> [Job]
All of the listing below must be repeated word for word. Pictures are the only thing to omit.

--- begin Data ---

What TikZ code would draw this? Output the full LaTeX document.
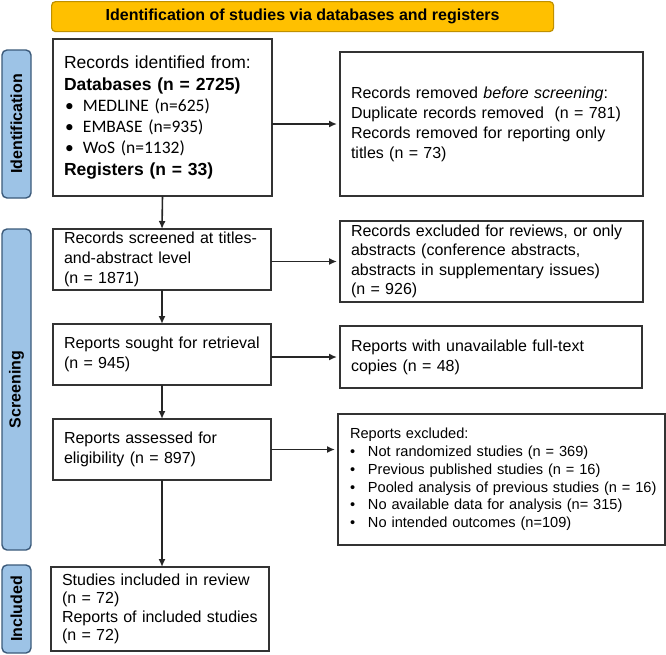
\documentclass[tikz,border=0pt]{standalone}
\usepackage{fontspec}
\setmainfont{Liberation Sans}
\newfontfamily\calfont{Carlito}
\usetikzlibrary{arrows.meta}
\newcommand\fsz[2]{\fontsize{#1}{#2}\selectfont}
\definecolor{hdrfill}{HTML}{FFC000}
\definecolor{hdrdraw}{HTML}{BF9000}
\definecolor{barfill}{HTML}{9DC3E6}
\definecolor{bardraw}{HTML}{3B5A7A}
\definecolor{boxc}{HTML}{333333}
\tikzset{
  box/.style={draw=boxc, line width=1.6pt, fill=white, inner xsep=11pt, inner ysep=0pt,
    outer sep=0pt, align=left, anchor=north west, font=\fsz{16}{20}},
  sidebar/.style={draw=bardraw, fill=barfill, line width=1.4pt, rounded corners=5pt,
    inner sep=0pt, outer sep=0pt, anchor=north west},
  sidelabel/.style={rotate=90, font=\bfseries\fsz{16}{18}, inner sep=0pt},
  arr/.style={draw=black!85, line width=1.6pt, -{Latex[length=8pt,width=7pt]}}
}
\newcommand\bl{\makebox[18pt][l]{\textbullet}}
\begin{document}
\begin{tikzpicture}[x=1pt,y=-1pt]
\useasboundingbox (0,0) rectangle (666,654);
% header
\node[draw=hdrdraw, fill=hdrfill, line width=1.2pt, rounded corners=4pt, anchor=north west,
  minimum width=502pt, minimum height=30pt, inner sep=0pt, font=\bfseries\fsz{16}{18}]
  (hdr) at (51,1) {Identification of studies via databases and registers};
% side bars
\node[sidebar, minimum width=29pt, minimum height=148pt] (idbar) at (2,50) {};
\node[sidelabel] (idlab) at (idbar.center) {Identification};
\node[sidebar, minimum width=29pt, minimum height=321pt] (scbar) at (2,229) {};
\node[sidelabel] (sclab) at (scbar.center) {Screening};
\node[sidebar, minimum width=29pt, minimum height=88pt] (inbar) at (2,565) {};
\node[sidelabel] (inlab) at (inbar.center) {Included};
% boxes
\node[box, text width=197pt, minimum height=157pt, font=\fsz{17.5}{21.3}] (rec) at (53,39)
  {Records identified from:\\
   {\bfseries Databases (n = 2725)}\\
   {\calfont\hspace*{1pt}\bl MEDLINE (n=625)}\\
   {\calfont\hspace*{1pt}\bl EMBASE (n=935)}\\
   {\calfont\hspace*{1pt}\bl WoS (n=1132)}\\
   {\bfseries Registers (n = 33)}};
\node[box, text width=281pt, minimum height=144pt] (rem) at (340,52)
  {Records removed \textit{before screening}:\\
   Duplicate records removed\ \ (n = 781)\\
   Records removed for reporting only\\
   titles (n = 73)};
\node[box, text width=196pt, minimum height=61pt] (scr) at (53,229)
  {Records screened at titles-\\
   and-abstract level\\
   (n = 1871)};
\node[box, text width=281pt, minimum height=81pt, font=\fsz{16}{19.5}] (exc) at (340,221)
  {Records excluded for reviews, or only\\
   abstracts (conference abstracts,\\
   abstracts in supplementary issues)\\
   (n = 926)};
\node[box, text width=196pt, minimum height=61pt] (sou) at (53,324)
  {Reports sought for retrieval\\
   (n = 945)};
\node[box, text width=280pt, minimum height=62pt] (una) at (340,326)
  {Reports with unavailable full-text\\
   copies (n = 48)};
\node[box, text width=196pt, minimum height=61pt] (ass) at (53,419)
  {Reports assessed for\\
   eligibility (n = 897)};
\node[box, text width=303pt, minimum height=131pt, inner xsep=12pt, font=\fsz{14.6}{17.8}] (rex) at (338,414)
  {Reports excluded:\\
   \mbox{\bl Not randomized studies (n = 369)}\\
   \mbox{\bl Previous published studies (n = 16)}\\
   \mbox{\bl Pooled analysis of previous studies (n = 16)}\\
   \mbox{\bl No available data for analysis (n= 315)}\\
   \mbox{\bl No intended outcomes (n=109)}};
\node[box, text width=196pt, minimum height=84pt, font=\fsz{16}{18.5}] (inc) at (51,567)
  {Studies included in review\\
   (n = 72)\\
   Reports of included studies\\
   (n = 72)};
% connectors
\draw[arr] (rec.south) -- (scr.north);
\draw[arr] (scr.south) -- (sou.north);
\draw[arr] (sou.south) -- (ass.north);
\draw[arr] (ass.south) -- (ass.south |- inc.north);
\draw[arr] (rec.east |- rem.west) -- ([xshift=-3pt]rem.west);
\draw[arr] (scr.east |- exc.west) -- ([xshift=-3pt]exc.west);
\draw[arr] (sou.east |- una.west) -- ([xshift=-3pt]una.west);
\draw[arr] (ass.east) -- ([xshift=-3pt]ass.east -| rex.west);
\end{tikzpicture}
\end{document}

--- end Data ---

> [Solution to the problem]
What TikZ code would draw this? Output the full LaTeX document.
\documentclass[tikz,border=0pt]{standalone}
\usepackage{fontspec}
\setmainfont{Liberation Sans}
\newfontfamily\calfont{Carlito}
\usetikzlibrary{arrows.meta}
\newcommand\fsz[2]{\fontsize{#1}{#2}\selectfont}
\definecolor{hdrfill}{HTML}{FFC000}
\definecolor{hdrdraw}{HTML}{BF9000}
\definecolor{barfill}{HTML}{9DC3E6}
\definecolor{bardraw}{HTML}{3B5A7A}
\definecolor{boxc}{HTML}{333333}
\tikzset{
  box/.style={draw=boxc, line width=1.6pt, fill=white, inner xsep=11pt, inner ysep=0pt,
    outer sep=0pt, align=left, anchor=north west, font=\fsz{16}{20}},
  sidebar/.style={draw=bardraw, fill=barfill, line width=1.4pt, rounded corners=5pt,
    inner sep=0pt, outer sep=0pt, anchor=north west},
  sidelabel/.style={rotate=90, font=\bfseries\fsz{16}{18}, inner sep=0pt},
  arr/.style={draw=black!85, line width=1.6pt, -{Latex[length=8pt,width=7pt]}}
}
\newcommand\bl{\makebox[18pt][l]{\textbullet}}
\begin{document}
\begin{tikzpicture}[x=1pt,y=-1pt]
\useasboundingbox (0,0) rectangle (666,654);
% header
\node[draw=hdrdraw, fill=hdrfill, line width=1.2pt, rounded corners=4pt, anchor=north west,
  minimum width=502pt, minimum height=30pt, inner sep=0pt, font=\bfseries\fsz{16}{18}]
  (hdr) at (51,1) {Identification of studies via databases and registers};
% side bars
\node[sidebar, minimum width=29pt, minimum height=148pt] (idbar) at (2,50) {};
\node[sidelabel] (idlab) at (idbar.center) {Identification};
\node[sidebar, minimum width=29pt, minimum height=321pt] (scbar) at (2,229) {};
\node[sidelabel] (sclab) at (scbar.center) {Screening};
\node[sidebar, minimum width=29pt, minimum height=88pt] (inbar) at (2,565) {};
\node[sidelabel] (inlab) at (inbar.center) {Included};
% boxes
\node[box, text width=197pt, minimum height=157pt, font=\fsz{17.5}{21.3}] (rec) at (53,39)
  {Records identified from:\\
   {\bfseries Databases (n = 2725)}\\
   {\calfont\hspace*{1pt}\bl MEDLINE (n=625)}\\
   {\calfont\hspace*{1pt}\bl EMBASE (n=935)}\\
   {\calfont\hspace*{1pt}\bl WoS (n=1132)}\\
   {\bfseries Registers (n = 33)}};
\node[box, text width=281pt, minimum height=144pt] (rem) at (340,52)
  {Records removed \textit{before screening}:\\
   Duplicate records removed\ \ (n = 781)\\
   Records removed for reporting only\\
   titles (n = 73)};
\node[box, text width=196pt, minimum height=61pt] (scr) at (53,229)
  {Records screened at titles-\\
   and-abstract level\\
   (n = 1871)};
\node[box, text width=281pt, minimum height=81pt, font=\fsz{16}{19.5}] (exc) at (340,221)
  {Records excluded for reviews, or only\\
   abstracts (conference abstracts,\\
   abstracts in supplementary issues)\\
   (n = 926)};
\node[box, text width=196pt, minimum height=61pt] (sou) at (53,324)
  {Reports sought for retrieval\\
   (n = 945)};
\node[box, text width=280pt, minimum height=62pt] (una) at (340,326)
  {Reports with unavailable full-text\\
   copies (n = 48)};
\node[box, text width=196pt, minimum height=61pt] (ass) at (53,419)
  {Reports assessed for\\
   eligibility (n = 897)};
\node[box, text width=303pt, minimum height=131pt, inner xsep=12pt, font=\fsz{14.6}{17.8}] (rex) at (338,414)
  {Reports excluded:\\
   \mbox{\bl Not randomized studies (n = 369)}\\
   \mbox{\bl Previous published studies (n = 16)}\\
   \mbox{\bl Pooled analysis of previous studies (n = 16)}\\
   \mbox{\bl No available data for analysis (n= 315)}\\
   \mbox{\bl No intended outcomes (n=109)}};
\node[box, text width=196pt, minimum height=84pt, font=\fsz{16}{18.5}] (inc) at (51,567)
  {Studies included in review\\
   (n = 72)\\
   Reports of included studies\\
   (n = 72)};
% connectors
\draw[arr] (rec.south) -- (scr.north);
\draw[arr] (scr.south) -- (sou.north);
\draw[arr] (sou.south) -- (ass.north);
\draw[arr] (ass.south) -- (ass.south |- inc.north);
\draw[arr] (rec.east |- rem.west) -- ([xshift=-3pt]rem.west);
\draw[arr] (scr.east |- exc.west) -- ([xshift=-3pt]exc.west);
\draw[arr] (sou.east |- una.west) -- ([xshift=-3pt]una.west);
\draw[arr] (ass.east) -- ([xshift=-3pt]ass.east -| rex.west);
\end{tikzpicture}
\end{document}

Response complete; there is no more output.